Our position towards human trafficking is clear: we work for its abolition.

  • The International Convention for the Suppression of the Traffic in Persons and the Exploitation of the Prostitution of Others (1951), recognized by 81 States.
  • Protocol to Prevent, Suppress and Punish Trafficking in Persons Especially Women and Children, supplementing the United Nations Convention against Transnational Organized Crime (2003, ratified by 159 states).
  • The European Convention on Action against Trafficking in Human Beings (2005)

A Few Definitions (according to the European Convention on Action against Trafficking in Human Beings):

  • Human trafficking: The recruitment, transportation, transfer, harbouring or receipt of persons, by means of the threat or use of force or other forms of coercion, of abduction, of fraud, of deception, of the abuse of power or of a position of vulnerability or of the giving or receiving of payments or benefits to achieve the consent of a person having control over another person, for the purpose of exploitation. Exploitation shall include, at a minimum, the exploitation of the prostitution of others or other forms of sexual exploitation, forced labour or services, slavery or practices similar to slavery, servitude or the removal of organs.
  • The consent of a victim of “trafficking in human beings” to the intended exploitation shall be irrelevant when there is human trafic according to the previous definition
  • The recruitment, transportation, transfer, harbouring or receipt of a child for the purpose of exploitation shall be considered "trafficking in human beings"
  • "Child" shall mean any person under eighteen years of age
  • "Victim" shall mean any natural person who is subject to trafficking in human beings as defined in this convention.

Our position towards human trafficking is clear: we work for its abolition.

Definition of prostitution

According to the Oxford Dictionary, prostitution is the practice or occupation of engaging in sexual activity with someone for payment.

Prostitution is considered differently according to country regulations. It goes from being tolerated to not tolerated at all, with a wide range of different policies in between.

  • Some states adopt a policy of regulation and laws are setting frameworks. Of these, some regard prostitution as a professional activity and apply it to labor law (in Switzerland).
  • Some have a prohibitionist policy and advocate the prohibition of prostitution for reasons of morality and dangerousness. Prostitutes, pimps, even clients are considered as criminals in case of exercise (in the USA except Nevada, Egypt, China, Saudi Arabia, etc.).
  • Other states adopt an abolitionist policy. One possible attitude is that prostitution itself is not prohibited, but most associated activities are illegal, such as public solicitation, pimping, etc. (in France, etc.). Another is prostitutes are not prosecuted but their clients and pimps are (in Sweden, Norway, etc.).

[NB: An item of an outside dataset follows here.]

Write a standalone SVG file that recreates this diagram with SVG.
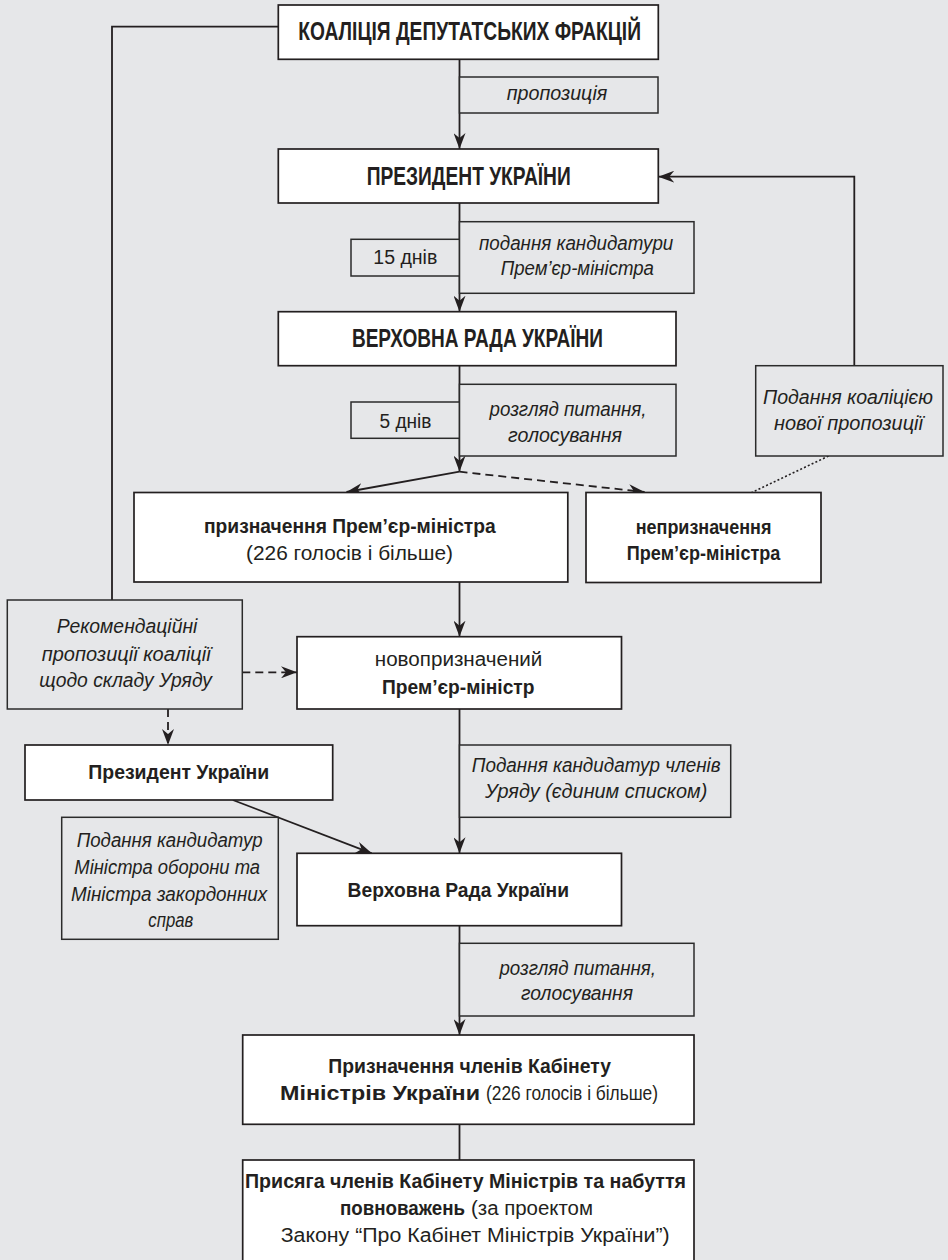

In this site, the expression Human Trafficking is used when exploitation is proven. The term prostitution is used to refer in a general way to this activity or in situations where human trafficking has not been proven. The same for “persons engaging in prostitution”.

Our goals

Perla Organization is active in human trafficking.

As such, Perla aims to:

  • Provide assistance to anyone victim of human trafficking, especially sex trafficking, and to anyone directly or indirectly involved in human trafficking. The Association defends the principle of dignity for everyone, including physical and psychological integrity.
  • Provide training for individuals or organizations pursuing the same goals.
  • Develop a partnership network with any organization active directly or indirectly, at the regional, national or international level, in human trafficking.
  • Working closely together, where possible, with any political, social, religious and legal bodies in the country concerned.
  • Level public and politic awareness.

Field of activity : Perla implements concrete actions on the ground.

Perla seeks to level public and politic awareness toward human trafficking through trainings and communications.

Perla is headquartered in Switzerland, where it is mainly active. Perla also develops its activity in other countries.

Contact us here if you want more information.


Our core values

  • We believe that everyone has the right to live in dignity: we work to make it accessible to all.
  • We believe that human trafficking must be abolished. To achieve this, we believe that various measures are necessary: prevention, public and politic awareness, direct contact with the victims, legislative changes, communication, support of the political and religious authorities, etc.
  • We believe that people engaging in prostitution are mostly victims of human trafficking. They must be rescued because they are often unable to free themselves from human trafficking.
  • We believe that concrete action must be implemented on the ground to help victims of human trafficking.
  • We believe that a clear communication about the reality of prostitution can influence public opinion, politics and laws. Likewise about human trafficking.
  • We believe that society will be positively impacted by a change in political and religious opinion about the suffering endured by all victims of human trafficking, and more specifically by the persons engaging in prostitution.
  • We believe in a holistic approach taking into account the whole person – physically, mentally, emotionally and spiritually.
  • We believe in the power of forgiveness, given and received.
  • We believe that prayers make the difference and are efficient.